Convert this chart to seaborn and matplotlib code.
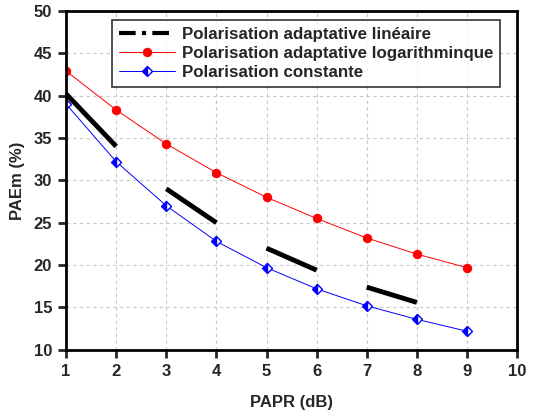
import numpy as np
import pandas as pd
import matplotlib
matplotlib.use('Agg')
import matplotlib.pyplot as plt
import seaborn as sns

# Données
papr = [1, 2, 3, 4, 5, 6, 7, 8, 9]
pae_log = [42.9, 38.3, 34.3, 30.9, 28.0, 25.5, 23.2, 21.3, 19.7]
pae_const = [39.0, 32.2, 27.0, 22.8, 19.7, 17.2, 15.2, 13.6, 12.2]
# segments de la polarisation linéaire (séparés par NaN)
papr_lin = [1, 2, np.nan, 3, 4, np.nan, 5, 6, np.nan, 7, 8]
pae_lin = [40.2, 34.0, np.nan, 29.0, 25.0, np.nan, 22.0, 19.4, np.nan, 17.4, 15.6]

sns.set_style('white')
plt.rcParams['font.family'] = ['Liberation Sans', 'DejaVu Sans']
plt.rcParams['font.weight'] = 'bold'

fig = plt.figure(figsize=(5.33, 4.16), dpi=100)
ax = fig.add_axes([0.124, 0.159, 0.846, 0.815])

ax.plot(papr_lin, pae_lin, color='black', lw=3.5, solid_capstyle='butt',
        label='Polarisation adaptative linéaire')
sns.lineplot(x=papr, y=pae_log, ax=ax, color='red', lw=0.7, marker='o',
             markersize=6, markeredgecolor='red', label='Polarisation adaptative logarithminque')
ax.plot(papr, pae_const, color='blue', lw=0.7, marker='D', markersize=5.5,
        fillstyle='left', markerfacecoloralt='white', markeredgecolor='blue',
        label='Polarisation constante')

ax.set_xlim(1, 10)
ax.set_ylim(10, 50)
ax.set_xticks(range(1, 11))
ax.set_yticks(range(10, 51, 5))
ax.grid(True, ls=(0, (3, 3)), color='#c8c8c8', lw=0.8)
for s in ax.spines.values():
    s.set_linewidth(2)
    s.set_color('black')
ax.tick_params(direction='out', length=6, width=2, labelsize=12, pad=4,
               left=True, bottom=True)
for lab in ax.get_xticklabels() + ax.get_yticklabels():
    lab.set_fontweight('bold')
ax.set_xlabel('PAPR (dB)', fontsize=12, fontweight='bold', labelpad=12)
ax.set_ylabel('PAEm (%)', fontsize=12, fontweight='bold', labelpad=6)

leg = ax.legend(loc='upper right', bbox_to_anchor=(0.962, 0.973), fontsize=12.2,
                frameon=True, fancybox=False, edgecolor='black', borderpad=0.4,
                labelspacing=0.25, handlelength=3.3, handletextpad=0.4,
                borderaxespad=0)
leg.get_frame().set_linewidth(1.2)
leg.get_lines()[0].set_linestyle((0, (4, 1.5, 1, 1.5)))
leg.get_lines()[0].set_linewidth(3)
for t in leg.get_texts():
    t.set_fontweight('bold')

fig.savefig('out.png', dpi=100)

◆ ◆ ◆ ◆ ◆ ◆ ◆

Only a number is wanted: how many lines of the material above hold "matplotlib"?

4